When designing a schema is it better to create a different parent resolver for a type or use arguments that to direct a conditional response?
If I have two sets of for example ‘cars’ let’s say I have cars produced by Volvo and cars produced by tesla and the underlying data while having similarities is originally pulled from different apis with different characteristics. Is it best practice to have a tesla_cars and volvo_cars resolver or one cars resolver which uses for example a manufacturer argument to act differently on the data it returns and homogenise the response especially where there may then be a sub resolver that expects certain fields which may not be similar in the original data.
Or is it better to say that these two things are both cars but the shape of the data we have for them is significantly different so its better to create seperate resolvers with totally or notably different fields?
Should my resolvers and graphQL apis try to model the data they describe or should I allow duplication in order to create efficient application focused queries and responses?
We often find ourselves wondering do we have a seperate API for application x and y that maybe use underlying data and possibly even multiple sources (different databases or even API calls) inside resolvers very differently or should we try to make a resolver work with any application even if that means using type like arguments to allow custom filtering and conditional behaviour?
Is there an optimum maximum depth to nesting?
In general I'd say: don't restrict your schema. Your resolvers / data fetchers will only get called when the client requests the corresponding fields.
Look at it from this point of view: If your client needs the data from 8 levels of the hierarchy to work, then he will ask for it no matter what. With a restricted schema the client will execute multiple requests. With an unrestricted schema he can get all he needs in a single request. Though the amount processing on your server side and amount of data will still be the same, just split across multiple network requests.
The unrestricted schema has several benefits:
The client can decide if he wants all the data at once or use multiple requests
The server may be able to optimize the data fetching process (i.e. don't fetch duplicate data) when he knows everything the client wants to receive
The restricted schema on the other hand has only downsides.
When designing a schema is it better to create a different parent resolver for a type or use arguments that to direct a conditional response
That's a matter of taste and what you want to achieve. But if you expect your application to grow and incorporate more car manufacturers, your API may become messy, if there are lot's of abc_cars and xyz_cars queries.
Another thing to keep in mind: Even if the shape of data is different, all cars have something in common: They are some kind of type Car. And all of them have for example a construction year. If you now want to be able to query "all cars sorted by construction year" you will need a single query endpoint.
You can have a single cars query endpoint in your api an then use interfaces to query different kinds of cars.

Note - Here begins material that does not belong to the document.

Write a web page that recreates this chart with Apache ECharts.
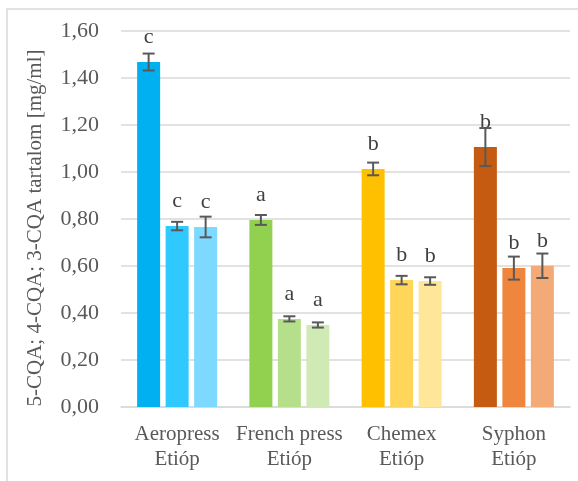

Just like GraphQL Relay's node endpoint works: Single endpoint that can query all types that implement the Node interface.
On the other hand, if you've got a very specialized application, where your type is not extensible (like for example white and black chess pieces), then I think it's totally valid to have a white_pieces and black_pieces endpoint in your API.
Another thing to keep in mind: With a single endpoint some queries become extremely hard (or even impossible), like "sort white_pieces by value ascending, and black_pieces by value descending". This is much easier if there are separate endpoints for each color.
But even this is solvable if you have a single endpoint for all pieces, and simply call it twice.
Should my resolvers and graphQL apis try to model the data they describe or should I allow duplication in order to create efficient application focused queries and responses?
That's question of use case and scalability. If you have exactly two types of clients that use the API in different ways, just build two seperate APIs. But if you expect your application to grow, get more different clients, then of course it will become an unmaintainable mess to have 20 APIs.
In this case have a look at schema directives. You can for example decorate your types and fields to make them behave differently for each client or even show/hide parts of your API depending on the client.
Summary:
Build your API with your clients in mind.
Keep things object oriented, make use of interfaces for similar types.
Don't provide endpoints you clients don't need, you can still extend your schema later if necessary.
Think of your data a huge graph ;) that's what GraphQL is all about.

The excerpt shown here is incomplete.